▶ _Problem statement_: Whenever a line below holds the word "this", copy that line.

▶ _Records_:
>>>
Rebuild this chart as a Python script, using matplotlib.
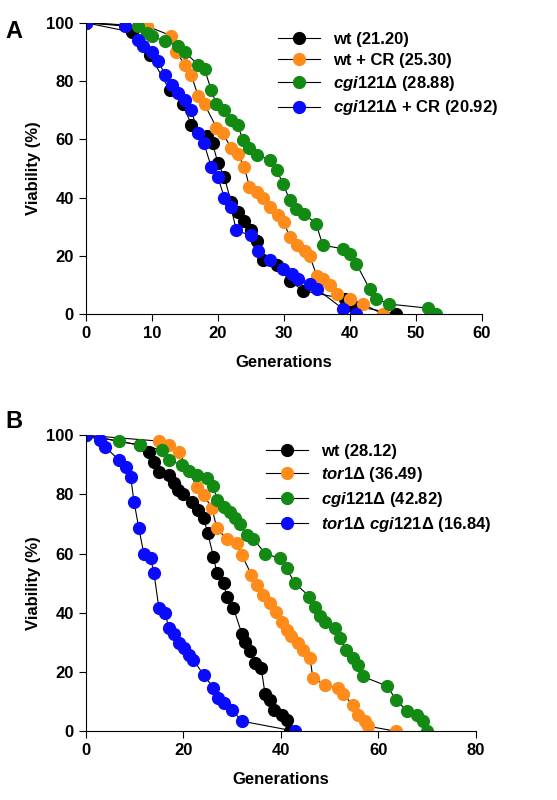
<<<
>>>
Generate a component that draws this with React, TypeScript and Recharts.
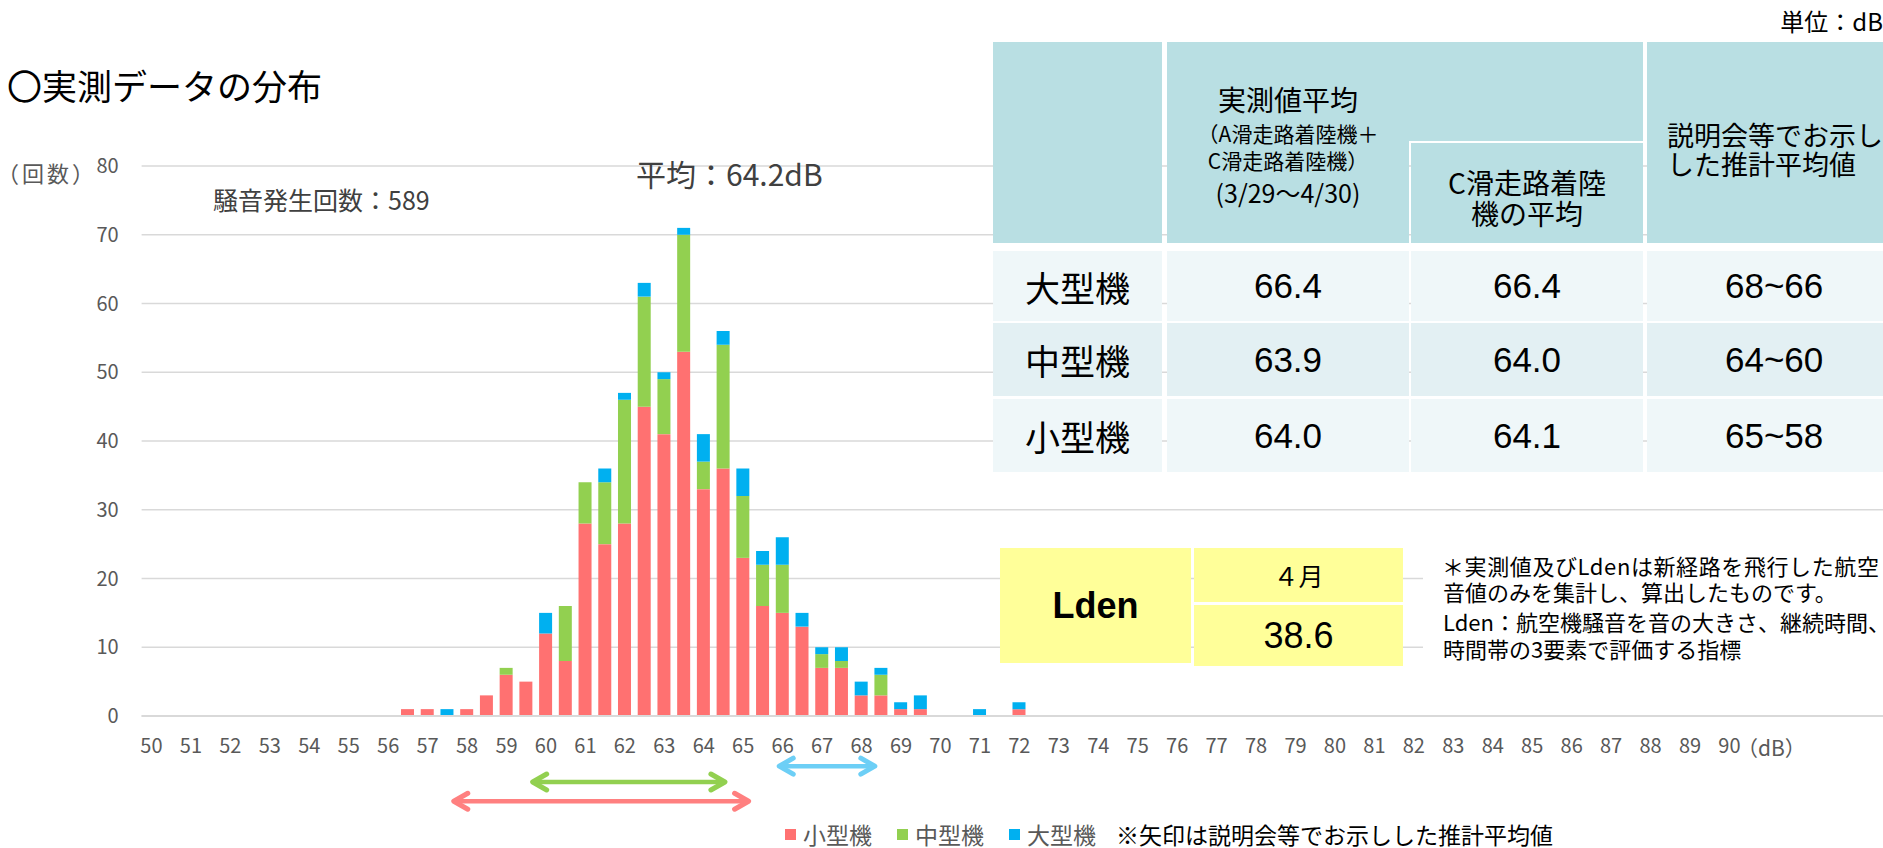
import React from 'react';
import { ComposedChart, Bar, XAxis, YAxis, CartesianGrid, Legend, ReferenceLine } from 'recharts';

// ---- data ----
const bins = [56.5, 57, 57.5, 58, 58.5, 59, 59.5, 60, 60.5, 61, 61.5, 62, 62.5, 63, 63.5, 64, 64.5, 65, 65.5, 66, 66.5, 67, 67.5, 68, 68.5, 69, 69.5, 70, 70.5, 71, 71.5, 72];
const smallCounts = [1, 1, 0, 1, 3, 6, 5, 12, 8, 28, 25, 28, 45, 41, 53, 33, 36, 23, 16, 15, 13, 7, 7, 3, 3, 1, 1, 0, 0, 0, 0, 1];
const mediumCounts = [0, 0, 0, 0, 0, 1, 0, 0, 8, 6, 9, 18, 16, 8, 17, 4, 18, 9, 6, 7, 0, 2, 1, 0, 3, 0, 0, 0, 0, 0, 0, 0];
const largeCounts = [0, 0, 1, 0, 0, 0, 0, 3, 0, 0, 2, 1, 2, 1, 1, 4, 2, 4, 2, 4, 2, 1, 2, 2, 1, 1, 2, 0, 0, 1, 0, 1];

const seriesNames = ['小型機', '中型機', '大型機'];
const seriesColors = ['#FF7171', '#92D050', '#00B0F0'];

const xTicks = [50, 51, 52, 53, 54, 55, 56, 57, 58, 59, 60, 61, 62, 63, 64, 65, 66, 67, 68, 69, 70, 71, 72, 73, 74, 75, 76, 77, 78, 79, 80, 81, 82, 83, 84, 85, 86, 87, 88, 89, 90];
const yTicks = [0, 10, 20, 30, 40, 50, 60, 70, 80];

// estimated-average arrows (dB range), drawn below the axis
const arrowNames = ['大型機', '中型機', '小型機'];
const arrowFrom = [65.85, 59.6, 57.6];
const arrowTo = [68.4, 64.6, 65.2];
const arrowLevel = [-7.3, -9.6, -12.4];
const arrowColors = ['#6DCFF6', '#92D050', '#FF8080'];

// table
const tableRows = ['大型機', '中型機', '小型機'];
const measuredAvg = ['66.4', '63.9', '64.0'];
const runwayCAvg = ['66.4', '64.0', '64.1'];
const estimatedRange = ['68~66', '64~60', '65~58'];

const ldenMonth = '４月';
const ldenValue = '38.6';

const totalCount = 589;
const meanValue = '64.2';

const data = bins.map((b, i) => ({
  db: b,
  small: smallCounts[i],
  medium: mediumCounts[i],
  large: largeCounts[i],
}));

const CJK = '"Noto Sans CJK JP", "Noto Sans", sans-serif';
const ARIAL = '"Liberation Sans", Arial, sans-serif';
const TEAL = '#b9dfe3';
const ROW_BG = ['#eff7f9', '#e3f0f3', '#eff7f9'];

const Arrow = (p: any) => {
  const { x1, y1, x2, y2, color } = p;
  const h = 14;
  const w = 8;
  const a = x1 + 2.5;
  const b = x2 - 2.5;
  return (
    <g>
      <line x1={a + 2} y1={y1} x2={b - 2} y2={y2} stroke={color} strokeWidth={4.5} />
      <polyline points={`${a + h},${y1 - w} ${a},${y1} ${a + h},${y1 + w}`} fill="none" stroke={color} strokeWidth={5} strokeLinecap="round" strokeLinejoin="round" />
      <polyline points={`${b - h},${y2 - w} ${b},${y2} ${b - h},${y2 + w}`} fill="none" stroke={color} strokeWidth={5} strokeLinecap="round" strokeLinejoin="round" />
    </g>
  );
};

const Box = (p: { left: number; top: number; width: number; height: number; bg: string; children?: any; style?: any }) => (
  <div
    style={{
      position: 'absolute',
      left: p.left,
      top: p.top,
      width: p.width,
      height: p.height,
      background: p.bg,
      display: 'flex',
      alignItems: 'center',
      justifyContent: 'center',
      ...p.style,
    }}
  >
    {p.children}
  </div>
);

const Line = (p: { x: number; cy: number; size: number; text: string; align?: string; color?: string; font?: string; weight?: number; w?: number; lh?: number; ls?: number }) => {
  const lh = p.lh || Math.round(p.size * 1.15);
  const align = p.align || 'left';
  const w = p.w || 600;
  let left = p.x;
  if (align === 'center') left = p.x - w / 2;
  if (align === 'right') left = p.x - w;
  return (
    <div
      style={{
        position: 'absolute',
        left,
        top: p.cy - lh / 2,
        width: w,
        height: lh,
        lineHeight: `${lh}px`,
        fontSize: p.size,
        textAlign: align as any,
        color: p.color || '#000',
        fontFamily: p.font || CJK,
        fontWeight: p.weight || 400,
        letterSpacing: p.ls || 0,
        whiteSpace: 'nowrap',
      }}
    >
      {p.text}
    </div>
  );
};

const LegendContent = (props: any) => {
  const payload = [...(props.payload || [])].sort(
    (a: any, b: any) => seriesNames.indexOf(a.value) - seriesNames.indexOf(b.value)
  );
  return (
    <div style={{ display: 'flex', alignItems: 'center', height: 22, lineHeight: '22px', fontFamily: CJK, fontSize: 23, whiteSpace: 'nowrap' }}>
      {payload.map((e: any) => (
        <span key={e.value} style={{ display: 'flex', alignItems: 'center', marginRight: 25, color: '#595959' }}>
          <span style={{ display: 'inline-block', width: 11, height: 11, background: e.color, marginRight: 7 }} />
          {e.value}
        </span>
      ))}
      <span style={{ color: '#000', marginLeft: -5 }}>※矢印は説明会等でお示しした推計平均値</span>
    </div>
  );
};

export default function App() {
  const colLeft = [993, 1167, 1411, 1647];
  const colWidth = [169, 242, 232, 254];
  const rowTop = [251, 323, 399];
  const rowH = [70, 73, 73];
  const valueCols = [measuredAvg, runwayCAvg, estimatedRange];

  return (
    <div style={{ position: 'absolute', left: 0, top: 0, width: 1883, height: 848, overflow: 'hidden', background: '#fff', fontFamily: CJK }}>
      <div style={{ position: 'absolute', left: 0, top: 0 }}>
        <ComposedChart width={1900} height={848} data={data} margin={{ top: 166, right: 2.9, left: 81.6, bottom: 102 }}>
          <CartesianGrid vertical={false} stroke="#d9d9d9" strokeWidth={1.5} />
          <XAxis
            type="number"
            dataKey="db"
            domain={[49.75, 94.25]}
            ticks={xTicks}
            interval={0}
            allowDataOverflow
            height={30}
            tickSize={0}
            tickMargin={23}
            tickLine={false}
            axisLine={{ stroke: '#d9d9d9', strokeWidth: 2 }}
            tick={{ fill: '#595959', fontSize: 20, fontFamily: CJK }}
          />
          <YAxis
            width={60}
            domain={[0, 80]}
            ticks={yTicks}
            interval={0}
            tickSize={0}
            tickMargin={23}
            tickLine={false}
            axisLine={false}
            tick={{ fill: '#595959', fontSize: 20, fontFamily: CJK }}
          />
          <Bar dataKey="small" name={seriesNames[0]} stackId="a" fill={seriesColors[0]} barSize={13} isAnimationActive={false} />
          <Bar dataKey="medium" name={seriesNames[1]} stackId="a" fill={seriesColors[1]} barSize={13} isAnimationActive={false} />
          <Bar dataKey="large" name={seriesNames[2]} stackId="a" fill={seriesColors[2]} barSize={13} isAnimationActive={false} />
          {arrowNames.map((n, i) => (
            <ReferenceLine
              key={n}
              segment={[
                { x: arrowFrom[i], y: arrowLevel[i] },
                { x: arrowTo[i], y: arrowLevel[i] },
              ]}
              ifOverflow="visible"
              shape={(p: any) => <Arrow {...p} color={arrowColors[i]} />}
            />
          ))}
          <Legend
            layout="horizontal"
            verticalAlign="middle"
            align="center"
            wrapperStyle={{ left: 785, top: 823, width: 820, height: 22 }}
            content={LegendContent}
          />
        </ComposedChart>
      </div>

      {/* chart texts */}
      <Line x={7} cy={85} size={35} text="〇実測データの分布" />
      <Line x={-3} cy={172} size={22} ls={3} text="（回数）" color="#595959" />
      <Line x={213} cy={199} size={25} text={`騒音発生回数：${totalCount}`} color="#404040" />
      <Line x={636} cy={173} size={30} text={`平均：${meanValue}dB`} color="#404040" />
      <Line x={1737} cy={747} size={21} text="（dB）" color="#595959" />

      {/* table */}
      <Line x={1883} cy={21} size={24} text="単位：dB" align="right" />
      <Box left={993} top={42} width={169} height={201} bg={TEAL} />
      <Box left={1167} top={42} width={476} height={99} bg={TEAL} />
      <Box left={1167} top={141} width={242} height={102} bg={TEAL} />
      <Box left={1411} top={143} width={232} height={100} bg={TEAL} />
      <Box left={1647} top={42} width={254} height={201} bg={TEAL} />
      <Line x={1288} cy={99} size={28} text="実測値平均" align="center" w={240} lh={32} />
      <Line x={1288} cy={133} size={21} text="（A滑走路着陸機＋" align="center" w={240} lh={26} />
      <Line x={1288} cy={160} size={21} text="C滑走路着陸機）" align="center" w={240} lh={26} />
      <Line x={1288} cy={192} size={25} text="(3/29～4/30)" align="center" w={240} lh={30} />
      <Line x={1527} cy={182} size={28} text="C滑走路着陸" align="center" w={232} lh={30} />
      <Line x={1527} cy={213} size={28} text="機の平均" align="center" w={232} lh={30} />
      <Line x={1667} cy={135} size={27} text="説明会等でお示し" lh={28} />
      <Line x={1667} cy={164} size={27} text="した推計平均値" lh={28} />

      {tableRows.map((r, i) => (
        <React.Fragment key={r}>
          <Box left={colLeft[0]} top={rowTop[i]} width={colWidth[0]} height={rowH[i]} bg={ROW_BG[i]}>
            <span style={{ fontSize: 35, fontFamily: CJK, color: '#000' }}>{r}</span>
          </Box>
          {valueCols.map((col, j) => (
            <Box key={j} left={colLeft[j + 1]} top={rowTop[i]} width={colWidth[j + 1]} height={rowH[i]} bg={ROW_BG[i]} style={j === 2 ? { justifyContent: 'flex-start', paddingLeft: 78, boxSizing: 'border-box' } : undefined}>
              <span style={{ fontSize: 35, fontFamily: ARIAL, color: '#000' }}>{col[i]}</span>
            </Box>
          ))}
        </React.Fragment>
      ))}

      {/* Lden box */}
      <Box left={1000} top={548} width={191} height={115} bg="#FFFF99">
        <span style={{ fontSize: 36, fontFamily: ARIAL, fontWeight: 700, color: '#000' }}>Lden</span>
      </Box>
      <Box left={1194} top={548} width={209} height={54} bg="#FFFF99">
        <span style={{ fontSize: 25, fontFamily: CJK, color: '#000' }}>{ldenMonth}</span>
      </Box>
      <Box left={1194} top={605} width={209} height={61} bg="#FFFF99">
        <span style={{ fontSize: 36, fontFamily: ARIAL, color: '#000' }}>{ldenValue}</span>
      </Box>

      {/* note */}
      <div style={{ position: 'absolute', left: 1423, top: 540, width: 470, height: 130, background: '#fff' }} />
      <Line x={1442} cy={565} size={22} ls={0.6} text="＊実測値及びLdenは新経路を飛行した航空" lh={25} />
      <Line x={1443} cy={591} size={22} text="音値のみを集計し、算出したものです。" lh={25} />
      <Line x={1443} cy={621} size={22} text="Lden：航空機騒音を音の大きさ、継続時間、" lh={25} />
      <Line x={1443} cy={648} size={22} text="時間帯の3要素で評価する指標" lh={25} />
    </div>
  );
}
<<<
▶ _Expected answer_:
Rebuild this chart as a Python script, using matplotlib.
Generate a component that draws this with React, TypeScript and Recharts.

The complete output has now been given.